- Born: 20 April 1984 (age 42)
- Education: Addis Ababa University
- Occupation: Film Festival Programmer
- Organization: Ethiopian International Film Festival

= Yirgashewa Teshome =

Ethiopian film and festival programmer (born 1984)

Yirgashewa Teshome born 20 April 1984) is an Ethiopian writer, filmmaker, and founding director of the Ethiopian International Film Festival, an annual event taking place in Addis Ababa.

== Education ==
Teshome obtained his bachelor's degree in Economics and master's degree in Regional & Local Development Studies from Addis Ababa University. He received a certificate in Theatrical Arts from Mahider Art College, also in Addis Ababa, in 1998.

== Career ==
Teshome launched his career in 1999 as an actor, appearing as the lead in the feature film Tikure Beles.  In 2001 he produced and directed his first feature film, Campus, set entirely at Addis Ababa University, about an unwanted pregnancy and its consequences. In 2002, he founded Linkage Arts Resource Center (LARC) to develop and promote Ethiopian and African films.
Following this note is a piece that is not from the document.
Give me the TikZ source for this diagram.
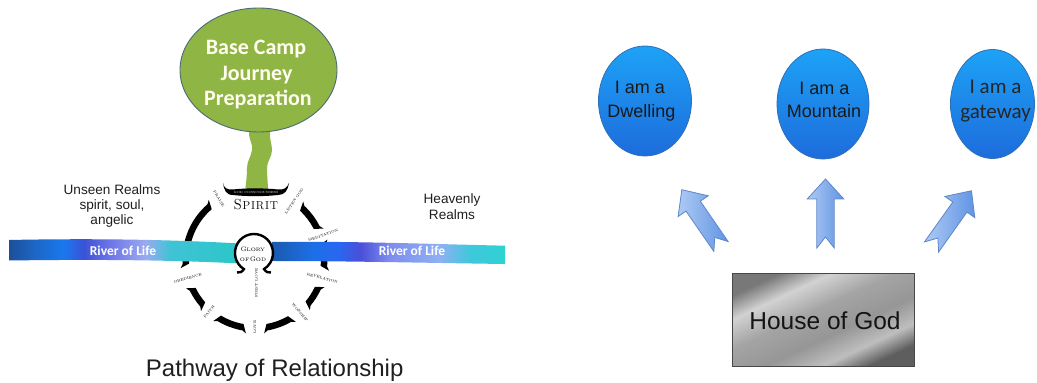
\documentclass[tikz,border=0pt]{standalone}
\usepackage{fontspec}
\newfontfamily\arialf{Liberation Sans}
\newfontfamily\calf{Carlito}
\usetikzlibrary{shapes.geometric}
\definecolor{rA}{HTML}{1D4F9A}\definecolor{rB}{HTML}{1D66C4}\definecolor{rC}{HTML}{1A78EE}
\definecolor{rD}{HTML}{3B52D6}\definecolor{rE}{HTML}{6C74E6}\definecolor{rF}{HTML}{9AAAF0}
\definecolor{rG}{HTML}{3FC3D6}\definecolor{rH}{HTML}{2CC6C8}
\definecolor{sA}{HTML}{1B5AAE}\definecolor{sB}{HTML}{1C6FE8}\definecolor{sC}{HTML}{2A66F0}
\definecolor{sD}{HTML}{4A4FD8}\definecolor{sE}{HTML}{7E8CEE}\definecolor{sF}{HTML}{8FB0F2}
\definecolor{sG}{HTML}{3EC8DC}\definecolor{sH}{HTML}{2ED2D2}
\definecolor{mA}{HTML}{787878}\definecolor{mB}{HTML}{D2D2D2}\definecolor{mC}{HTML}{A4A4A4}
\definecolor{mD}{HTML}{969696}\definecolor{mE}{HTML}{BEBEBE}\definecolor{mF}{HTML}{5E5E5E}
\definecolor{greenfill}{HTML}{8FB545}
\definecolor{greenedge}{HTML}{4D6B7A}
\definecolor{bluetop}{HTML}{1DA2F6}
\definecolor{bluebot}{HTML}{1D6CDC}
\definecolor{blueedge}{HTML}{2F6FB6}
\definecolor{arrL}{HTML}{AECAF3}
\definecolor{arrR}{HTML}{6094E4}
\definecolor{arrE}{HTML}{5F86C8}
\pgfdeclarehorizontalshading{riverL}{100bp}{color(0bp)=(rA);color(25bp)=(rA);color(30.5bp)=(rB);color(37bp)=(rC);color(41.5bp)=(rD);color(47bp)=(rE);color(55bp)=(rF);color(60.5bp)=(rG);color(75bp)=(rH);color(100bp)=(rH)}
\pgfdeclarehorizontalshading{riverR}{100bp}{color(0bp)=(sA);color(25bp)=(sA);color(34bp)=(sB);color(39.5bp)=(sC);color(44bp)=(sD);color(50bp)=(sE);color(61bp)=(sF);color(67.5bp)=(sG);color(75bp)=(sH);color(100bp)=(sH)}
\pgfdeclarehorizontalshading{metal}{100bp}{color(0bp)=(mA);color(25bp)=(mA);color(34bp)=(mB);color(45bp)=(mC);color(57bp)=(mD);color(67bp)=(mE);color(75bp)=(mF);color(100bp)=(mF)}
\newcommand\ringseg[2]{\fill[black] (#1:75) -- ({#1+3}:72.5) arc[start angle={#1+3}, end angle={#2-3}, radius=72.5] -- (#2:75) -- ({#2-3}:66) arc[start angle={#2-3}, end angle={#1+3}, radius=66] -- cycle;}
\newcommand\blockarrow[2]{\begin{scope}[shift={(#1)},rotate=#2]
\path[blkarrow] (0,-8.7) -- (49,-8.7) -- (49,-18.3) -- (69,0) -- (49,18.3) -- (49,8.7) -- (0,8.7) -- (11,0) -- cycle;
\end{scope}}
\tikzset{
 ringlab/.style={font=\fontsize{3.6}{3.6}\selectfont, inner sep=0pt},
 realm/.style={font=\arialf\fontsize{13.6}{15}\selectfont, anchor=base, inner sep=0pt, text=black!88},
 camptext/.style={font=\calf\bfseries\fontsize{22}{26}\selectfont, anchor=base, inner sep=0pt, text=white!94!yellow},
 rivertext/.style={font=\calf\bfseries\fontsize{13.5}{15}\selectfont, anchor=base, inner sep=0pt, text=white},
 blueell/.style={ellipse, inner sep=0pt, top color=bluetop, bottom color=bluebot, draw=blueedge, line width=0.8pt},
 elltext/.style={font=\arialf\fontsize{18}{20}\selectfont, anchor=base, inner sep=0pt, text=black!90},
 elltextc/.style={font=\calf\fontsize{21}{23}\selectfont, anchor=base, inner sep=0pt, text=black!85},
 blkarrow/.style={left color=arrL, right color=arrR, draw=arrE, line width=0.8pt, line join=miter},
}
\begin{document}
\begin{tikzpicture}[x=1pt,y=1pt]
\useasboundingbox (0,0) rectangle (1037,383);
% ---------- ring ----------
\begin{scope}[shift={(255,124)}]
\ringseg{128}{187}
\ringseg{203}{224}
\ringseg{236}{263}
\ringseg{277}{303}
\ringseg{317}{338}
\ringseg{351}{375}
\ringseg{24}{50}
\node[ringlab, rotate=-59] (lpraise) at (121:70) {PRAISE};
\node[ringlab, rotate=56] (llisten) at (56:70) {LISTEN GOD};
\node[ringlab, rotate=19] (lmedit) at (19:72) {MEDITATION};
\node[ringlab, rotate=-16] (lrevel) at (344:70) {REVELATION};
\node[ringlab, rotate=-50] (lwors) at (310:70) {WORSHIP};
\node[ringlab, rotate=90] (llove) at (270:68) {LOVE};
\node[ringlab, rotate=49] (lfaith) at (229:70) {FAITH};
\node[ringlab, rotate=16] (lobed) at (196:70) {OBEDIENCE};
\end{scope}
% ---------- stem ----------
\fill[greenfill] (249,258) -- (249,248) .. controls (250,242) and (253,238) .. (252,233) .. controls (251,226) and (247,222) .. (247,215) .. controls (247,207) and (246,200) .. (245,191) -- (268,191) .. controls (268,200) and (267,207) .. (267,215) .. controls (267,222) and (272,226) .. (272,233) .. controls (272,238) and (270,242) .. (270,248) -- (270,258) -- cycle;
% ---------- banner ----------
\fill[black] (223,200) .. controls (224,195) and (227,193) .. (233,193.5) .. controls (245,195) and (265,195) .. (278,193.5) .. controls (284,193) and (287,195) .. (289,200) .. controls (288,193) and (285,188) .. (278,188) .. controls (265,186.5) and (245,186.5) .. (233,188) .. controls (226,188) and (224,193) .. (223,200) -- cycle;
\node[font=\fontsize{3}{3}\selectfont, text=white, inner sep=0pt] (bantext) at (256,191) {GOD CONSCIOUSNESS};
\node[anchor=base, inner sep=0pt] (spirit) at (256,173) {{\fontsize{14.5}{14.5}\selectfont S}{\fontsize{11.5}{11.5}\selectfont\kern0.8pt P\kern0.8pt I\kern0.8pt R\kern0.8pt I\kern0.8pt T}};
% ---------- river ----------
\path[shading=riverL] (9,143) .. controls (80,144.5) and (160,144) .. (236,139.7) -- (236,119.7) .. controls (160,123.5) and (80,123.5) .. (9,122.5) -- cycle;
\path[shading=riverR] (272,141) .. controls (350,142) and (430,139) .. (505,137.3) -- (505,119) .. controls (430,120) and (350,122) .. (272,122) -- cycle;
\node[rivertext] (rivl) at (123,127.5) {River of Life};
\node[rivertext] (rivr) at (412,127.5) {River of Life};
% ---------- glory circle ----------
\fill[white] (254,130) circle[radius=18];
\draw[line width=2.4pt] (237,110.5) .. controls (240,110) and (242,111) .. (243.9,113.9) arc[start angle=238, end angle=-58, radius=19] .. controls (266,111) and (268,110) .. (271,110.5);
\node[anchor=base, inner sep=0pt] (glory1) at (253,131) {{\fontsize{6.5}{6.5}\selectfont G}{\fontsize{5}{5}\selectfont LORY}};
\node[anchor=base, inner sep=0pt] (glory2) at (253,121.5) {{\fontsize{5}{5}\selectfont OF\,}{\fontsize{6.5}{6.5}\selectfont G}{\fontsize{5}{5}\selectfont OD}};
\node[ringlab, rotate=90] (firstlove) at (256.5,100) {FIRST LOVE};
% ---------- base camp ----------
\node[ellipse, fill=greenfill, draw=greenedge, line width=0.9pt, minimum width=157pt, minimum height=124pt, inner sep=0pt] (camp) at (258.5,313) {};
\node[camptext] (bc1) at (256,328) {Base Camp};
\node[camptext] (bc2) at (256.5,302.5) {Journey};
\node[camptext] (bc3) at (258,277) {Preparation};
% ---------- realms ----------
\node[realm] (un1) at (112,188.7) {Unseen Realms};
\node[realm] (un2) at (112,173) {spirit, soul,};
\node[realm] (un3) at (112,158) {angelic};
\node[realm] (hv1) at (452,179) {Heavenly};
\node[realm] (hv2) at (452,163) {Realms};
\node[font=\arialf\fontsize{24}{26}\selectfont, anchor=base, inner sep=0pt, text=black!88] (pathway) at (274.7,6) {Pathway of Relationship};
% ---------- right diagram ----------
\node[blueell, minimum width=93pt, minimum height=110pt] (e1) at (645,282) {};
\node[blueell, minimum width=92pt, minimum height=110pt] (e2) at (823,279) {};
\node[blueell, minimum width=84pt, minimum height=109pt] (e3) at (992.5,279) {};
\node[elltext] (e1a) at (640,289) {I am a};
\node[elltext] (e1b) at (641.5,265) {Dwelling};
\node[elltext] (e2a) at (824.5,288.7) {I am a};
\node[elltext] (e2b) at (824,265.7) {Mountain};
\node[elltextc] (e3a) at (995.5,289.7) {I am a};
\node[elltextc] (e3b) at (995.5,264.7) {gateway};
\coordinate (t1) at (721,136.5);
\coordinate (t2) at (825.5,135);
\coordinate (t3) at (931.5,136);
\blockarrow{t1}{124.6}
\blockarrow{t2}{90}
\blockarrow{t3}{54.6}
\path[shading=metal, shading angle=-65] (732,16.3) rectangle (914.3,109.7);
\draw[black!72, line width=1pt] (732,16.3) rectangle (914.3,109.7);
\node[font=\arialf\fontsize{24.5}{26}\selectfont, anchor=base, inner sep=0pt, text=black!92] (house) at (825,53) {House of God};
\end{tikzpicture}
\end{document}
In 2005, under the auspices of LARC, he established the Ethiopian International Film Festival. Its acronym was initially ETHIOIFF before a change in 2018 to ERTHOPIAN. The first edition was held in November in Addis Ababa, featuring ten Ethiopian productions. The festival went on to become an annual event screening up to 100 Ethiopian, African, and international films. The festival celebrated its 20th edition in November 2025.

He is the author of two books: “Economic Evaluation of Film Industry in Ethiopia” and “A Film History in Ethiopia; from Grand Palace to Ethioffest”, both published by Lambert Publishers.

His published academic articles include: “Some Challenges and Solutions for Improving the Ethiopian Film Industry”, 2023 in Film International) and “The story of a cultural seed sown in Addis Ababa: The Ethiopian International Film Festival (Ethioffest)”, 2018 in Journal of African Media Studies.

Teshome was a jury member of the MOOV Film Festival in 2016, and In 2024, attended the 46th Moscow International Film Festival as a juror of the BRICS Film Festival—an annual event that is hosted by the rotating presidency of the BRICS countries.